Research reveals new trend: employees are willing to take a promotion without the cash benefit.
You might expect that a promotion, along with heightened responsibilities, would also include a salary increase. Makes sense, right? More work, more money. But a recent study shows that this isn’t always the case.
Nearly two in five HR managers surveyed said it’s common practice for their companies to offer promotions to staff without a financial incentive, the research says. What’s more surprising is the fact that nearly two-thirds of employees were willing to accept a promotion without a pay increase.
Why young people are accepting a rise without a raise
On average, employees are likely to receive a promotion when they reach the two and a half year mark in their role. After this time, you might expect to receive more of that cold hard cash, especially when you consider the average job tenure in Australia is just under three and a half years. But Robert Half’s research suggests that the opportunity to advance in the career ladder may be enough of a deal sweetener for some, especially for those on the younger end of the workforce.
Workers aged 18 to 34 are most willing to accept a new title that doesn’t include a raise. Speaking to HRM, Andrew Morris, Director of Robert Half Australia, says: “We’ve found many millennials in the workplace make their career aspirations clear when it comes to employment choices, and interestingly financial rewards are not always their top priority”.
“They thrive in a flexible and transparent workplace with open lines of communication across the business and they look for professional development programs which ensure their needs for career advancement are met. A promotion or more senior job title is a clear sign of confidence in an employee – so it isn’t surprising that millennials value career progression and the chance to prove themselves over a higher salary.”
James Hancock, Business Director at consultancy firm mwah, Making Work Absolutely Human, echoes Morris’ point.
“Younger employees are establishing their careers and taking on a promotion or increased responsibility is a way of them showing they are capable at performing the role or task at hand before demanding more pay.”
Show me the money
Karen Gately, Director of HR consultancy firm Ryan Gately, offers a different perspective, “I think there would be a few reasons that younger people might be more willing to take on promotions without a pay rise. One being that they want more experience. They’re willing to sacrifice more to get ahead. I also think there is an element of naivety. Workers who’ve been around the block a few times might be more comfortable asking for what they’re worth, whereas younger employees might be less aware of the need to negotiate harder.”
The research also found that male employees were more likely to jump at the opportunity than their female colleagues. Gately suggests this could come down to a lack of confidence from female workers.
“There’s a lot of research around men being more inclined to be confident in backing themselves. They might look at a promotion opportunity and while it doesn’t mean more money in the short-term, they may be able to see the potential to turn it into more money in the near future. Women are more likely to be conservative in that regard, they might want more certainty when it comes to being offered a promotion.”

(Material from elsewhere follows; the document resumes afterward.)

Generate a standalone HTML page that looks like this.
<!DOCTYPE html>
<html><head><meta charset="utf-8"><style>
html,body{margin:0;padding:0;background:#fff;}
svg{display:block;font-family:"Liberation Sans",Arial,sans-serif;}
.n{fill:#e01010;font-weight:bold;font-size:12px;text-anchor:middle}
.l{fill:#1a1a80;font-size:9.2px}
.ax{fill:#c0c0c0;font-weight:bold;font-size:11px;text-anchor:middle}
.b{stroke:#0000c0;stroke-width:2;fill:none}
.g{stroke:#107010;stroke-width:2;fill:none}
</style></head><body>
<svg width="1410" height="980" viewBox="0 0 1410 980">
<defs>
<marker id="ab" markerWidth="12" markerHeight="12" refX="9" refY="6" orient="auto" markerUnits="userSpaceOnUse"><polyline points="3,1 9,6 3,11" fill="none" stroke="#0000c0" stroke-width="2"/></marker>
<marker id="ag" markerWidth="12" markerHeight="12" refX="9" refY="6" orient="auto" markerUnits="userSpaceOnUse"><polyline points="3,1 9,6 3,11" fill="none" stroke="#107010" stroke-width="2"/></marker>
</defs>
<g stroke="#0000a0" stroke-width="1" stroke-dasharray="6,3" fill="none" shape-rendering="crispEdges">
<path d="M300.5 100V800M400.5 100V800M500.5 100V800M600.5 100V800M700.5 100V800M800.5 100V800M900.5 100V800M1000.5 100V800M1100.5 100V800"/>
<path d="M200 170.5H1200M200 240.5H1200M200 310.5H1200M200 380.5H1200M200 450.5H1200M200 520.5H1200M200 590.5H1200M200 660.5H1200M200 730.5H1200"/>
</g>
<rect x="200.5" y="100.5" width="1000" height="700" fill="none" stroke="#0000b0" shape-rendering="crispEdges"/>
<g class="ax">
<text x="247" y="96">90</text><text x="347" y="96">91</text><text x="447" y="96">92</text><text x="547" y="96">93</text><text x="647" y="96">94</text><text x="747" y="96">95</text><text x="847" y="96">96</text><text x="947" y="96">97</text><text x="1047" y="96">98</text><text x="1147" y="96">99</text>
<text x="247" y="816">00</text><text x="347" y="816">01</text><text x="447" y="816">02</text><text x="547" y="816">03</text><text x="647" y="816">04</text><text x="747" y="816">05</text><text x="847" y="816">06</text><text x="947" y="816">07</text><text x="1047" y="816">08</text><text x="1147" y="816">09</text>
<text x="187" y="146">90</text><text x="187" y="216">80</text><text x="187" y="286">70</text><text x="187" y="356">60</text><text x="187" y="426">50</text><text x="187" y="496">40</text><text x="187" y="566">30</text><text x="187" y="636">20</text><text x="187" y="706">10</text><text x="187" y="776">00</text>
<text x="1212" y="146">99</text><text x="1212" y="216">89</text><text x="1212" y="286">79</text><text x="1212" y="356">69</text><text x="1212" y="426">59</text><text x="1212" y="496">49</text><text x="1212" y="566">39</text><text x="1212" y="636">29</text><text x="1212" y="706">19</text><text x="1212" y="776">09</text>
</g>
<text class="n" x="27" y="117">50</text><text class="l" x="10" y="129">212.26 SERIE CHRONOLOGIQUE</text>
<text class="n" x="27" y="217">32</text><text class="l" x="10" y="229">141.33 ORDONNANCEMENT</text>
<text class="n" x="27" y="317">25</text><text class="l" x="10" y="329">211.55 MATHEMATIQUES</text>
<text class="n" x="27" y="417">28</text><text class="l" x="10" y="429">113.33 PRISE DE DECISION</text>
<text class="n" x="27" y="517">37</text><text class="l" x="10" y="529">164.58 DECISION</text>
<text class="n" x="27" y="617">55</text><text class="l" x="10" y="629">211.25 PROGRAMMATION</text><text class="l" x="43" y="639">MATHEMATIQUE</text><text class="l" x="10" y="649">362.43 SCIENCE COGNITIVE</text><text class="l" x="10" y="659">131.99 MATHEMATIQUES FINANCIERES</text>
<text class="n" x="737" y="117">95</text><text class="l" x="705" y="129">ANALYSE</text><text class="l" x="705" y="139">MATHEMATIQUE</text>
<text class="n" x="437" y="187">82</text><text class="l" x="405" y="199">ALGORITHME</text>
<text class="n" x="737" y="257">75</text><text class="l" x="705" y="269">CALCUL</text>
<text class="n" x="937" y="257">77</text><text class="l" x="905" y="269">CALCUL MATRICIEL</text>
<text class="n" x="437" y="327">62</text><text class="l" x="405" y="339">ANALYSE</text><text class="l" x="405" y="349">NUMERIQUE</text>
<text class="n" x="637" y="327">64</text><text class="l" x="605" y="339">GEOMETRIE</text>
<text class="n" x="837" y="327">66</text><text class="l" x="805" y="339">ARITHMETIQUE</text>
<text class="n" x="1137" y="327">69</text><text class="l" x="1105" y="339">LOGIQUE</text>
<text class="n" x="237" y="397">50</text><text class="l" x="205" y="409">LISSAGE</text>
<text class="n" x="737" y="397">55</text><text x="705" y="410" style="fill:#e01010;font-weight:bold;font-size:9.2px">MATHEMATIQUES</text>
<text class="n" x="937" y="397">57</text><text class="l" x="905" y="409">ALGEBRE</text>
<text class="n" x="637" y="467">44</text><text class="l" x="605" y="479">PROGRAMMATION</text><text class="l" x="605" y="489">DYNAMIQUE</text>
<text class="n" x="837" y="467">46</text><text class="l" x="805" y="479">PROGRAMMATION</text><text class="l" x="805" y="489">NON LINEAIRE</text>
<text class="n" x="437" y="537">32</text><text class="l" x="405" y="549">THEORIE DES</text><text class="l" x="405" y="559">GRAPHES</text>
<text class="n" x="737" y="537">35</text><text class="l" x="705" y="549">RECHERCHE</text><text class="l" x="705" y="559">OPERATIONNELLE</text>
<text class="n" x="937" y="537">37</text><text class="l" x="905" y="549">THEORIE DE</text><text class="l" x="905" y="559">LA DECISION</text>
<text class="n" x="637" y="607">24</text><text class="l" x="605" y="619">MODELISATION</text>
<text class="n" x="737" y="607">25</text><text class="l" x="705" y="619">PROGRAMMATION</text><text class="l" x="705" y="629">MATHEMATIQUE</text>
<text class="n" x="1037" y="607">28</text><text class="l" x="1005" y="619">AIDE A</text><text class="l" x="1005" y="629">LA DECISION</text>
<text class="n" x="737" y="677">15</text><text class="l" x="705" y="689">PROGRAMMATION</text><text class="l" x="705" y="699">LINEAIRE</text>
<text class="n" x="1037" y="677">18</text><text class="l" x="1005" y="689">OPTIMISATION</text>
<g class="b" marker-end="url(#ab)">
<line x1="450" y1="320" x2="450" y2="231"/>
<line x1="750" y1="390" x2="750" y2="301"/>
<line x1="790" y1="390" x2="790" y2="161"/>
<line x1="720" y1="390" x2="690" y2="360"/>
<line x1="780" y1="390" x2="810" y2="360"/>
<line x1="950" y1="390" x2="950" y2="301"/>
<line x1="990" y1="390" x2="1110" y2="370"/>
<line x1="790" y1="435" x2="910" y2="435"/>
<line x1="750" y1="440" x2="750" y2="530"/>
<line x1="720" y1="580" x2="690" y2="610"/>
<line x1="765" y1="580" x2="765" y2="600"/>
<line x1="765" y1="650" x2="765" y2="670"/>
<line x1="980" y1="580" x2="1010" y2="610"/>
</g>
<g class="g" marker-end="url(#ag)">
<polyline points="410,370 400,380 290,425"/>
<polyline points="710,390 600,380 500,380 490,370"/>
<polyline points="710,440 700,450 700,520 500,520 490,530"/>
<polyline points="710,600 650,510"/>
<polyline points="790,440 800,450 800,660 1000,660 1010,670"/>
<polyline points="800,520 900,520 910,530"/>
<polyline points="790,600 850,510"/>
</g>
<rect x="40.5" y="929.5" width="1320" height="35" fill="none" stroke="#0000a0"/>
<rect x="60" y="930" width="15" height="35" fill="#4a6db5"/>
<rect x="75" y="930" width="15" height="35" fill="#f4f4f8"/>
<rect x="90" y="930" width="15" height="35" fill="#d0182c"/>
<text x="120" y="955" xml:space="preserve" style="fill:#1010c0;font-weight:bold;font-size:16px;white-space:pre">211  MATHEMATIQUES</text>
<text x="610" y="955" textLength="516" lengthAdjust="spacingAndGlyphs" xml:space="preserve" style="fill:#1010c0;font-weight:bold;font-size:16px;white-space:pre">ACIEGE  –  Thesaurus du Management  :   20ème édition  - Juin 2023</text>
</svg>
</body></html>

Why are organisations doing this?
Expecting a staff member to take on additional work responsibilities without offering some kind of incentive, financial or otherwise, raises some ethical concerns. Gately says this is not a black or white issue, noting that smaller businesses might not have the capacity to hand over more money, however, she says “in my view, if someone has been working in an organisation for a period of time and they’re asked to take on greater accountability and responsibility, I’d think there should be compensation that comes along with that”.
Previous research suggests that the key reason for promoting without a pay rise is to assess an employee’s performance before deciding whether to offer a pay rise for a future promotion. If staff are willing to bite the bullet and put in the hard yards in the short-term, they will be rewarded in the future – maybe.
Morris says that in order to retain staff, employers need to review salaries regularly and ensure they are above, or in line with, industry standard if they want to retain their staff. He added that communication is key. If employers aren’t offering an increase in salary with a promotion, they need to clearly communicate why this is the case and potentially offer an alternative incentive such as flexible work arrangements, time in lieu or training opportunities.
“While some workers may be more motivated by a senior job title and more complex job duties rather than just more pay, it’s still essential for employers to still reward their staff accordingly. Accepting a promotion without a pay rise is a personal decision. And yet, one of the main reasons why people change jobs is to secure more pay,” says Morris.
Referring to the shifting environment of most workplaces, including low wage growth, tough operating budgets, digital disruption and transformation, Hancock says: “the chance for professional development and skill diversification is really important. Is development enough? This is in the eye of the beholder, but there must be a balance between doing the right thing and paying people more for increased responsibility”.